Before our interview, I was told that I cannot ask Bean any personal questions. He fiercely safeguards his private life, which involves four marriages and four divorces. The last of these, to Georgina Sutcliffe, ended after the police had been called out to their home on three occasions over domestic disputes.
So, I know I'm straying into dangerous territory when I broach the subject of Bean's romantic history. "I just don't like to talk about it," he says. Is it because he feels he made mistakes? Or because it's no one else's business? He laughs as he deflects my clumsy approaches. "They all try," he says, sagely.
He's currently single, and "just seeing how it goes", while gardening and cycling around Belsize Park: it doesn't sound like tough-guy behaviour, even when he adds that he occasionally rides on the pavement or the wrong way down a one-way street.
He spends a lot of time with his three daughters; Lorna, 24, and Molly, 20, daughters of Bean's second wife Melanie Hill, and Evie, 14, from his marriage to Abigail Cruttenden. And while it may be within "personal question territory", Bean cannot hide his pride. "Lorna is training to be a teacher, so hopefully she might be working professionally in September," he says. "It's the last thing I expected her to do. She was quite rebellious when she was younger, and has turned into this person who wants to learn and teach and impart her learning to other people. It's wonderful."

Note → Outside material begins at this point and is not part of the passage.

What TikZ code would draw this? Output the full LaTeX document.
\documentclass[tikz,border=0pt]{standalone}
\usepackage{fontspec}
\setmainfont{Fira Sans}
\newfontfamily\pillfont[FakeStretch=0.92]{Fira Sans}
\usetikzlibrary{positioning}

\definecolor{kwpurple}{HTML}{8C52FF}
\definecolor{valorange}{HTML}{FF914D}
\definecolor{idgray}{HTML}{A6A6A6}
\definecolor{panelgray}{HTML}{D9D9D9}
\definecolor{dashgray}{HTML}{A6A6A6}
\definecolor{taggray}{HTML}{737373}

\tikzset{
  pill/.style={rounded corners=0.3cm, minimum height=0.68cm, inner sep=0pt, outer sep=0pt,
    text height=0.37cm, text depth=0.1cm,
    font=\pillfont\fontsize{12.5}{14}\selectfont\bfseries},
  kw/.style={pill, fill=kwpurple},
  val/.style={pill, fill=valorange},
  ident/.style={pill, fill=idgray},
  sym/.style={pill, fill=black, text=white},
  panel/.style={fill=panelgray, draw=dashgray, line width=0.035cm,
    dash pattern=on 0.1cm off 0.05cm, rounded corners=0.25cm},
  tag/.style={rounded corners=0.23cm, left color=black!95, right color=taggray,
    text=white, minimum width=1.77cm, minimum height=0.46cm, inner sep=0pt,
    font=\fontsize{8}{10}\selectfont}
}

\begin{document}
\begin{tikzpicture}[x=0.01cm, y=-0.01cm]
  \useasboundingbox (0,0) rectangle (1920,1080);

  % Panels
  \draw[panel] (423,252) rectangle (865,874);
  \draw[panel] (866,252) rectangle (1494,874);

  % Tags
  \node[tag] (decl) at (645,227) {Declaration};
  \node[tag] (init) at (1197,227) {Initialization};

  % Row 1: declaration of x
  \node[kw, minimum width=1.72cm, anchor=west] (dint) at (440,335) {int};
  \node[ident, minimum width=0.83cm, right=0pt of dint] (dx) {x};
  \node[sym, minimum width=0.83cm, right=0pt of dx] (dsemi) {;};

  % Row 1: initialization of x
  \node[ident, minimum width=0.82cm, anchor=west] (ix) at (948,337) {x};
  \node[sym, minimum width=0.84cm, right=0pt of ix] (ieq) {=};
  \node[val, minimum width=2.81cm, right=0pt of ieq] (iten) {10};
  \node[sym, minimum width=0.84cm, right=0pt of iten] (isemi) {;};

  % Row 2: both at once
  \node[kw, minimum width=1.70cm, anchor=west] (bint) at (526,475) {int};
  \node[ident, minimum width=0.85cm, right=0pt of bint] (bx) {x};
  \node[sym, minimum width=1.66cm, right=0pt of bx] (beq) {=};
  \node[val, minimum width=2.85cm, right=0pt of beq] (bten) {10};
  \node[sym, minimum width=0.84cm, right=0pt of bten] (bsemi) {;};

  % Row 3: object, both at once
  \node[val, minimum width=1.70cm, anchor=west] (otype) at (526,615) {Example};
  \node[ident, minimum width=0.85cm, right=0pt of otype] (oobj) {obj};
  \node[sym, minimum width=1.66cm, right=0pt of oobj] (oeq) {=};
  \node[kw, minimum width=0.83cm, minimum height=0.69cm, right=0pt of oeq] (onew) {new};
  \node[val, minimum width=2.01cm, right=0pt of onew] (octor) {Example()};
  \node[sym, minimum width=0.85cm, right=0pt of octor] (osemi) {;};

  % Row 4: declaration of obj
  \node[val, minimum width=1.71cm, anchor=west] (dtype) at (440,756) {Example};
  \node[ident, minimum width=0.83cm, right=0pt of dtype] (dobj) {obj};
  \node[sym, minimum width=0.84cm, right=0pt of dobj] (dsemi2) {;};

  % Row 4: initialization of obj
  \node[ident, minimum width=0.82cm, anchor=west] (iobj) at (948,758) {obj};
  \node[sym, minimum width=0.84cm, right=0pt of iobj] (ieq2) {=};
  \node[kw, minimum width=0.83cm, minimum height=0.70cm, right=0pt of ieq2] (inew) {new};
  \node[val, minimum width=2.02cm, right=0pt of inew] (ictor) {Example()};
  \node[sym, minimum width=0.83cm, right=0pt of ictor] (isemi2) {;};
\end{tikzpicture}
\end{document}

Bean has been accused of being withdrawn, quiet, almost sullen in interviews. But he comes across as laid-back, friendly and funny. Either he has mellowed with age, or it's a testament to his great acting ability. He smokes while chatting about his respect for Old Labour ("Tony Benn – fantastic"), his intention to visit family in Sheffield more often, and his repeated attempts to give up his steady, 20-a-day habit. "I'm going to try again, but I was trying every day, I just thought, I might as well smoke, and stop worrying about it," he concludes.
Bean, a dedicated Sheffield United fan, grew up dreaming of becoming a star on the football pitch (see When Saturday Comes), rather than on screen. "Where I come from, all of us wanted to be footballers," he says. "We played all the time; that's all we did at school or wherever, until it went dark and you couldn't see the ball. But I wasn't as skilled as I thought I was," he admits.
From there, he worked on the cheese counter at M&S and started training to become a welder, before swapping for the arts and graduating from Royal Academy of Dramatic Art. His breakthrough came playing Richard Sharpe in the television adaptation of Bernard Cornwell's Napoleonic war novels. He's now better known as Boromir from The Lord of the Rings ("We didn't know at the time how big an epic it would be," he remembers) and for playing lots of fighty types, such as a terrorist in Patriot Games and a Bond villain in GoldenEye.
"I used to play a lot of villains. You have to break out of it and I did. I'm playing all right people now." In Mirror Mirror: The Untold Adventures of Snow White, released next month, he plays the benevolent father alongside Julia Roberts's evil queen. "It was a feel-good film, and I was happy in it, a kindly old king."
Having played bad boys and bully boys, caring fathers and lovers (it may be approaching two decades since filming, but he is unlikely to be forgotten as Mellors in Lady Chatterley), Bean says he has no "burning desire" to try any particular role, but prefers to see what is thrown at him. "Who would have thought I'd have been dressing up as a woman and embracing that? It just came out of the blue and it was one of the most enjoyable things I've ever done, one of the things I'm most proud of. I just think I could never have invented that."